Siempre que la Patri y un servidor nos ponemos a charlar sobre lo mal pagado que está el mundo del arte en general, y el de la ilustración en particular, ella me dice que el quid de la cuestión está en rodearse de gente con pasta que no le tiemble la mano a la hora de soltar los billetes y no esté roñoseando esos cuatro céntimo que no sirven de nada.
Me menciona a tres o cuatro artistas de nueva hornada que se rodean de la flor y nata, de ricos caprichosos que valoran sus trabajos y les dan de comer todo el año. El mecenazgo, una fórmula que se inventó hace siglos y sigue perdurando porque a las élites no les interesa que el arte esté al alcance de la mano.
Ahora los llaman inversores, que, esperando la revalorización de sus bienes, compran grabados, esculturas y cuadros, muchos cuadros. Desgravaciones, quitarse de encima el dinero negro, sacar provecho, salvar indigentes o seguir el ejemplo de la baronesa. De entre todas las razones para comprar en galerías y pujar en subastas, mi favorita es disfrutar del arte desde el sofá.
Porque no todo el mundo sabe mirar un cuadro, valorar lo que tiene delante, emocionarse, hallar su trasfondo, estudiar el uso del color o la composición, descifrar su mensaje. De poco sirve tener un Jenny Saville, un Jeff Koons, un Ed Ruscha o un Damien Hirst colgado en el salón cuando lo tuyo es un buen pernil.
Si bien es cierto que alguno que otro le saca partido al típico golpe de suerte, lo general es que nuevos ricos, horteras de bolera y estiracuellos sean carne de cañón para pintores mediocres, escultores de medio pelo o retratistas de tres al cuarto. Pies con esto del arte moderno, hay mucho jeta disfrazado de artista que, echándole morro al asunto, se forra a base de ignorantes.

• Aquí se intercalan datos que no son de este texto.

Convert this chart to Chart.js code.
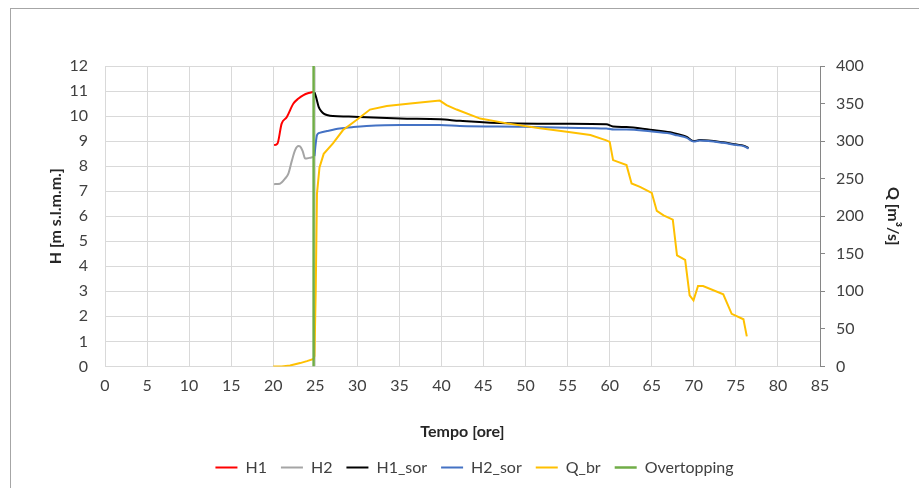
<!DOCTYPE html>
<html>
<head>
<meta charset="utf-8">
<script src="https://cdn.jsdelivr.net/npm/chart.js@4.4.1/dist/chart.umd.min.js"></script>
<style>
  html, body { margin: 0; padding: 0; background: #ffffff; }
  #wrap { position: relative; width: 919px; height: 488px; overflow: hidden; }
  #frame { position: absolute; left: 10px; top: 8px; width: 2000px; height: 2000px; border: 1px solid #a6a6a6; box-sizing: border-box; pointer-events: none; }
  canvas { position: absolute; left: 0; top: 0; }
</style>
</head>
<body>
<div id="wrap">
  <canvas id="c" width="919" height="488"></canvas>
  <div id="frame"></div>
</div>
<script>
// ---- Data ----
const xTicks = [0,5,10,15,20,25,30,35,40,45,50,55,60,65,70,75,80,85];
const hTicks = [0,1,2,3,4,5,6,7,8,9,10,11,12];
const qTicks = [0,50,100,150,200,250,300,350,400];

const H1_t = [20.1, 20.5, 21.0, 21.6, 22.4, 23.0, 23.6, 24.2, 24.8];
const H1_v = [8.84, 8.9, 9.7, 9.95, 10.5, 10.7, 10.84, 10.92, 10.97];

const H2_t = [20.1, 20.8, 21.4, 21.8, 22.2, 22.6, 23.0, 23.2, 23.5, 23.8, 24.3, 24.8];
const H2_v = [7.28, 7.3, 7.5, 7.7, 8.2, 8.64, 8.8, 8.78, 8.6, 8.3, 8.33, 8.37];

const H1sor_t = [24.9, 25.1, 25.4, 25.7, 26.0, 26.5, 27.1, 29.0, 31.1, 35.1, 39.8, 42.2, 47.8, 55.0, 59.6, 60.4, 62.0, 64.8, 67.2, 68.0, 69.1, 70.0, 70.7, 73.5, 75.1, 75.9, 76.5];
const H1sor_v = [10.95, 10.75, 10.37, 10.2, 10.1, 10.03, 10.0, 9.98, 9.95, 9.9, 9.87, 9.81, 9.71, 9.69, 9.67, 9.58, 9.56, 9.45, 9.35, 9.28, 9.18, 9.0, 9.04, 8.95, 8.86, 8.82, 8.72];

const H2sor_t = [24.9, 25.05, 25.2, 25.5, 26.4, 27.9, 29.5, 31.1, 35.1, 39.8, 42.2, 49.7, 55.0, 59.6, 60.5, 62.0, 64.8, 67.2, 68.0, 69.1, 70.0, 70.7, 73.5, 75.1, 75.9, 76.5];
const H2sor_v = [8.4, 8.9, 9.24, 9.33, 9.4, 9.5, 9.56, 9.6, 9.64, 9.64, 9.6, 9.57, 9.53, 9.5, 9.46, 9.46, 9.39, 9.3, 9.23, 9.14, 8.98, 9.02, 8.93, 8.84, 8.8, 8.7];

const Qbr_t = [20, 21, 22, 23.2, 24, 24.8, 24.9, 25.05, 25.2, 25.5, 26, 27.1, 28.3, 29.9, 31.5, 33.5, 36.3, 39.8, 40.6, 41.8, 44.6, 47.8, 51.7, 54.9, 57.7, 59.6, 60.0, 60.4, 62.0, 62.6, 63.6, 65.0, 65.6, 66.4, 67.5, 68.0, 68.97, 69.5, 69.96, 70.5, 71.1, 73.5, 74.5, 75.9, 76.3];
const Qbr_v = [0, 0, 1.3, 4.4, 7, 10, 14, 100, 230, 265, 283, 297, 314.7, 328, 342, 346.7, 350, 354, 348, 342, 330, 323.6, 317, 312.4, 308, 301, 299, 274.7, 268, 243.6, 239, 231, 207, 201, 195.5, 148, 142, 94.7, 88, 107, 107, 96, 70, 62.7, 40];

const Over_t = [24.8, 24.8];
const Over_v = [0, 12];

function pts(t, v) { return t.map((x, i) => ({ x: x, y: v[i] })); }

const FONT = 'Lato, "Open Sans", sans-serif';
const TXT = '#404040';
const GRID = '#d9d9d9';

function ds(label, t, v, color, axis, order, width, smooth) {
  return {
    label: label,
    data: pts(t, v),
    borderColor: color,
    backgroundColor: color,
    borderWidth: width || 2,
    pointRadius: 0,
    pointHoverRadius: 0,
    fill: false,
    yAxisID: axis,
    order: order,
    cubicInterpolationMode: smooth ? 'monotone' : 'default',
    tension: 0
  };
}

const datasets = [
  ds('H1', H1_t, H1_v, '#ff0000', 'y', 6, 2, true),
  ds('H2', H2_t, H2_v, '#a5a5a5', 'y', 5, 2, true),
  ds('H1_sor', H1sor_t, H1sor_v, '#000000', 'y', 4, 2, true),
  ds('H2_sor', H2sor_t, H2sor_v, '#4472c4', 'y', 3, 2, true),
  ds('Q_br', Qbr_t, Qbr_v, '#ffc000', 'y1', 2, 2, false),
  ds('Overtopping', Over_t, Over_v, '#70ad47', 'y', 1, 2.5, false)
];

new Chart(document.getElementById('c'), {
  type: 'line',
  data: { datasets: datasets },
  options: {
    responsive: false,
    animation: false,
    events: [],
    layout: { padding: { left: 42, right: 12, top: 66, bottom: 2.6 } },
    plugins: {
      tooltip: { enabled: false },
      legend: {
        position: 'bottom',
        labels: {
          usePointStyle: true,
          pointStyle: 'line',
          pointStyleWidth: 22,
          boxHeight: 14,
          padding: 14,
          color: TXT,
          font: { family: FONT, size: 16 },
          sort: (a, b) => a.datasetIndex - b.datasetIndex
        }
      }
    },
    scales: {
      x: {
        type: 'linear',
        min: 0, max: 85,
        afterBuildTicks: (s) => { s.ticks = xTicks.map(v => ({ value: v })); },
        ticks: { color: TXT, font: { family: FONT, size: 16 }, padding: 10, maxRotation: 0, autoSkip: false },
        grid: { color: GRID, drawTicks: false, lineWidth: 1 },
        border: { color: GRID },
        title: { display: true, text: 'Tempo [ore]', color: '#262626', font: { family: FONT, size: 16, weight: 'bold' }, padding: { top: 14.4, bottom: 4 } },
        afterFit: (s) => { s.height = 79; }
      },
      y: {
        type: 'linear',
        position: 'left',
        min: 0, max: 12,
        afterBuildTicks: (s) => { s.ticks = hTicks.map(v => ({ value: v })); },
        ticks: { color: TXT, font: { family: FONT, size: 16 }, padding: 17 },
        grid: { color: GRID, drawTicks: false },
        border: { color: GRID },
        title: { display: true, text: 'H [m s.l.m.m.]', color: '#262626', font: { family: FONT, size: 16, weight: 'bold' }, padding: { top: 4, bottom: 4 } },
        afterFit: (s) => { s.width = 63; }
      },
      y1: {
        type: 'linear',
        position: 'right',
        min: 0, max: 400,
        afterBuildTicks: (s) => { s.ticks = qTicks.map(v => ({ value: v })); },
        ticks: { color: TXT, font: { family: FONT, size: 16 }, padding: 11 },
        grid: { drawOnChartArea: false, drawTicks: true, tickLength: 5, color: '#868686' },
        border: { color: '#868686' },
        title: { display: true, text: 'Q [m³/s]', color: '#262626', font: { family: FONT, size: 16, weight: 'bold' }, padding: { top: 4, bottom: 4 } },
        afterFit: (s) => { s.width = 87; }
      }
    }
  }
});
</script>
</body>
</html>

Y no es que yo vea mal que muchos especuladores de arte reciban una buena bofetada de realidad, pero si tienes intención de especular con obras de arte y no quieres que te metan un pufo, una de dos: o te asesoras adecuadamente, o educas el paladar a base de mirar y Summa Artis.
En El retrato del conejo, con texto de Emmanuel Trédez e ilustraciones de Delphine Jacquot, la editorial Lóguez se suma a esa fiebre por los conejos que se ha desatado este otoño en la Literatura Infantil y de paso nos encandilan sobre una historia de pillaje en el arte.
El señor conejo recibe una carta venida de lejos en el que una comadreja le confiesa su amor y admiración. Él, para conquistarla, decide enviarle un retrato suyo pero como no conoce a nadie, le pide consejo a Cerdo. Este le recomienda acudir a la galería del Burro, donde Zorro, un artista de reconocido prestigio puede echarle un cable por un dineral. Una vez terminado el retrato, el conejo lo encuentra demasiado minimalista para lo que le ha costado.
Dejándoos a vosotros el final de la historia, me dedico a los aspectos técnicos. Lleno de humor, este libro es de un formato considerable, con una ilustración de portada vívida y colorista que atrapa al instante. Narrada a base de rimas sencillas y llena de detalles (vestuario y mobiliario incluidos), esta historia rebosa mucho arte.
Cuadros por todas partes que, protagonizados por animales, nos hablan de Giacometti, Picasso, Magritte, Friedrich, Lucio Fontana o Man Ray. Guiños a la historia del arte que aúpan una parodia del arte moderno que envía una advertencia a todos esos arribistas incautos de los que hemos hablado.